At 9 m. on US 52 is the junction with ND 30, a graded dirt road.
Left on this road to the HAWKSNEST, 9 m., a high, flat-topped hill with well-timbered slopes rising 400 ft. above the surrounding plain. Near its top is a crystal-clear spring. It was named in 1873 by a party of surveyors who saw a great number of hawks swarm from the trees. On top of the hill is a large serpentine mound. After the coming of the white man the hill was a camping place for Sioux Indians traveling between Fort Totten and Fort Yates. They called the hill Huya Wayapa ahdi (where the eagle brings something home in his beak). According to Indian legend a large band of Sioux once camped near the hill but were unable to ascertain the whereabouts of a war party of Chippewa which they suspected to be near. One of the Sioux, however, observed that an eagle flying into the trees carried in its mouth what appeared to be a piece of meat cut with a knife. From the direction in which the eagle had flown the Sioux were able to find the enemy. The legend is silent on the outcome of the warriors' meeting.
Left from the Hawksnest 3 m. to CAMP KIMBALL HISTORIC SITE, where Sibley camped July 22 and 23, 1863. It was from this point that the expedition moved SW. to engage in the Battle of Big Mound (see Tour 8).

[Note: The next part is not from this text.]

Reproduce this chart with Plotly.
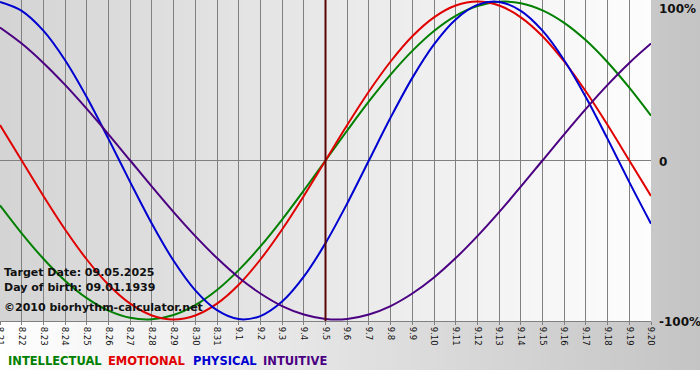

SYKESTON, 13 m. (1,233 alt., 327 pop.), a German community named for Richard Sykes, who platted the town in 1883, is on the banks of the Pipestem River and artificial Lake Hiawatha. Sykes Park provides good camping. Buffalo favored this vicinity as a grazing spot before the coming of settlers, but the semiannual hunting expeditions of the metis (see Side Tour 5A) destroyed many, and after the cattlemen arrived only an occasional specimen was sighted. The library of an Inverness, Scotland, home is adorned with the head of what was probably the last buffalo killed in this vicinity. A party of guests at the Sykes ranch in 1881, including Ewen Grant of Inverness, learned that a buffalo was grazing with the Sykes cattle, and in the exciting chase to bag the animal Grant had the good fortune to despatch him.